‘Bulls are back’ as investors dump cash and start buying again, Wall Street survey shows

Professional investors closed out 2019 in an upbeat mood as recession fears fade and hopes grow that the year ahead will bring another solid run of stock market gains.

Expectations are for the S&P 500 to peak at a bull market high of 3,322, according to the December Bank of America Global Research Fund Managers Survey. While that’s just 4% from current levels, it represents a solid turn higher just since November, is 10% up from a year ago and is the highest reading since BofA started asking the question in June 2018.

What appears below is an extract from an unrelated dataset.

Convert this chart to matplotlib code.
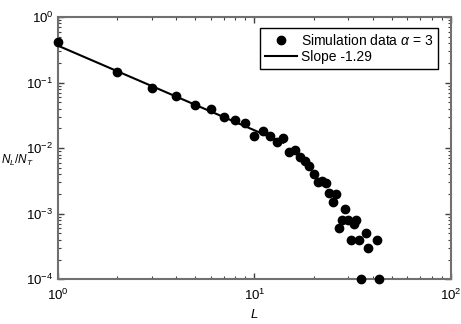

That sentiment change comes with the broad market index already up 27.3% year to date. Despite the strong rally, investors have pulled $23.4 billion out of U.S. stock-based funds over the past year, according to Morningstar.

In addition to that one bullish data point in the BofA survey, there were other indications that the pros are looking for strong gains .

Cash allocations fell to 4.2% of portfolios, the lowest level since March 2013. BofA’s “Bull and Bear” reading rose to its most bullish level since April 2018. Also, the global economic backdrop no longer looks so scary: A net 29% of those surveyed see growth improving over the next 12 months, a dramatic turnaround from a net minus-50% in June and a record swing for a two-month period.

A net 68% say recession is unlikely in 2020, which is the biggest two-month swing back to May 2009 just as the Great Recession was coming to an end.

The survey “confirms the bulls are back and are buying equities,” wrote Michael Hartnett, BofA Global Research’s chief investment strategist.

Respondents reported being a net 31% overweight, the highest level of the year, though the allocation level is just above its long-term average, indicating that sentiment has not gotten overheated.

The survey showed that one of the big tailwinds for the next leg in the bull market could be an unexpectedly positive result in the U.S.-China trade war, which would push companies to allocate more to capital expenditures.

Investors said they are selling bonds for stocks, and are buying commodities and other asset classes. While allocations to U.S. equities decreased, managers put more money in emerging markets, Japan and the UK. They increased allocations to banks and tech and pulled back from defensive sectors including utilities and staples. Industrials, health care, energy and materials also saw more interest.

Trades considered to be the most crowded were tech and growth stocks, U.S. Treasurys, and investment grade corporate bonds, with the bet against volatility showing the biggest monthly gain.